| Work to complete |
Your answer must consist solely of the number of lines that contain the word "matplotlib".

| Records for processing |

····················

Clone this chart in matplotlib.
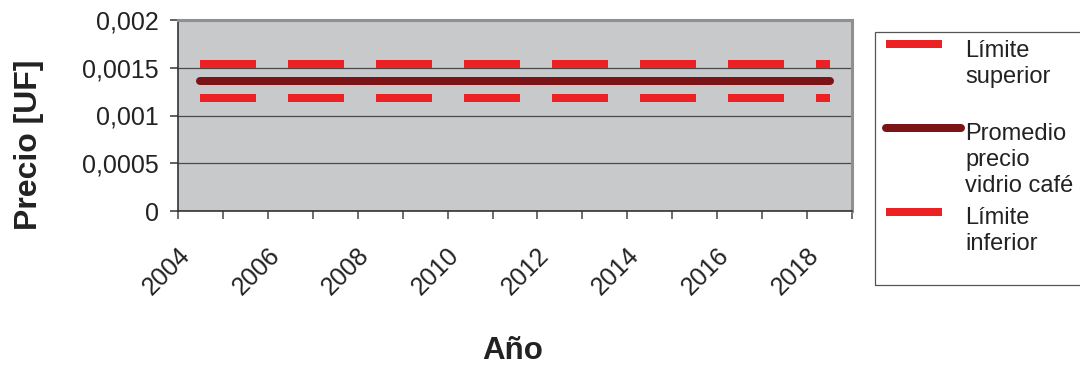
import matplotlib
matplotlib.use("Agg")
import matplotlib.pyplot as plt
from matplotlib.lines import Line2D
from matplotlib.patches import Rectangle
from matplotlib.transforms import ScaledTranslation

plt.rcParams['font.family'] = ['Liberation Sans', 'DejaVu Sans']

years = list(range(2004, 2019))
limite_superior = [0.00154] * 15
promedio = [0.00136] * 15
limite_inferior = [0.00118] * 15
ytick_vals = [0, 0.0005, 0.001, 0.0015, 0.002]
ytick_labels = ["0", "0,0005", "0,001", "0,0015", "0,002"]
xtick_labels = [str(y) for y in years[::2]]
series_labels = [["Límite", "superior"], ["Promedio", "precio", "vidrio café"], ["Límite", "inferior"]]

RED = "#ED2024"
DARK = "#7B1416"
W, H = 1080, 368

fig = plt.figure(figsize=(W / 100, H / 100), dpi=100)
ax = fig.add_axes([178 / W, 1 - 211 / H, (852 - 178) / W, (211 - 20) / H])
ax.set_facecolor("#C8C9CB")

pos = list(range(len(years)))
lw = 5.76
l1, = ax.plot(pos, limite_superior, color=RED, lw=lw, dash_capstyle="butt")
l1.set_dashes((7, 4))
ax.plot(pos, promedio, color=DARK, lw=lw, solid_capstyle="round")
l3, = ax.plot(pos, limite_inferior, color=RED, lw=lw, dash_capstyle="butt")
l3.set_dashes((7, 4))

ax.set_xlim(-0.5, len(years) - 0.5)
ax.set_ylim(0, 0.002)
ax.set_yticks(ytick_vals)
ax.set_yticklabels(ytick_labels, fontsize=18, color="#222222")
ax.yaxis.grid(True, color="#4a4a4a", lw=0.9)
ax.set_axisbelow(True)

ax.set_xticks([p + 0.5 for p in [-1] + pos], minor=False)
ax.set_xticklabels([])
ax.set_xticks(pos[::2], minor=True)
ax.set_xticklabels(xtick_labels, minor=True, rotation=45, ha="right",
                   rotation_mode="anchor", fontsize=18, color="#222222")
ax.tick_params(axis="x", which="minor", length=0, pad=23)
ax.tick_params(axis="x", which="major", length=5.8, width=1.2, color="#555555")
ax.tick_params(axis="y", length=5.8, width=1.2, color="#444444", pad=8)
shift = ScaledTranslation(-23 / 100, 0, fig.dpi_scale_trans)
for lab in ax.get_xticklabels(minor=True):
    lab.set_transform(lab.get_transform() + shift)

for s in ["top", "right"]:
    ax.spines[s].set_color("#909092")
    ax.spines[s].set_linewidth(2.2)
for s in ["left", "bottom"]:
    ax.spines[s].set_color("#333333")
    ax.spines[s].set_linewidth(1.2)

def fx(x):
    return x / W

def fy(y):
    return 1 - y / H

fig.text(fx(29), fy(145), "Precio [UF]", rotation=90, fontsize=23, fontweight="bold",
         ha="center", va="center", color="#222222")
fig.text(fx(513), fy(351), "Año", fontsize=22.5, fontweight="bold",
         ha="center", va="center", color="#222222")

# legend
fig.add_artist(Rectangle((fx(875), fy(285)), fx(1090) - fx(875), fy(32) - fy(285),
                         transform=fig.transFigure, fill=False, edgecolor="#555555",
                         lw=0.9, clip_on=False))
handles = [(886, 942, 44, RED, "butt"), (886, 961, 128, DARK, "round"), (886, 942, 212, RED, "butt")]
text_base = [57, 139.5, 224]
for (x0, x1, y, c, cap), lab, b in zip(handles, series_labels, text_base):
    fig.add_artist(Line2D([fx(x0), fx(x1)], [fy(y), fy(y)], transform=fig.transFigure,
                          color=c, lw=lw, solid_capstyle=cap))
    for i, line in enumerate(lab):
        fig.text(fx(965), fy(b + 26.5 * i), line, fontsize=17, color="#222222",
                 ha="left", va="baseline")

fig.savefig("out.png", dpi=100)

····················

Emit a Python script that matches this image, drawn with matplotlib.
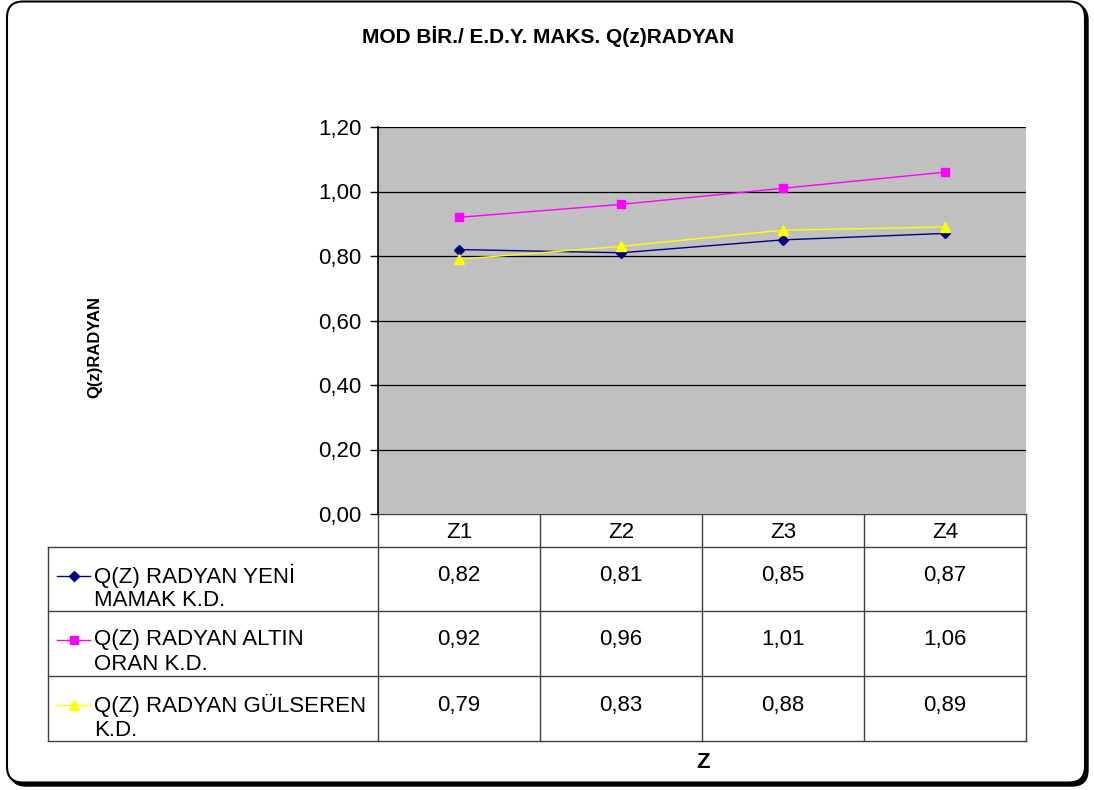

····················

| Exercise response |
8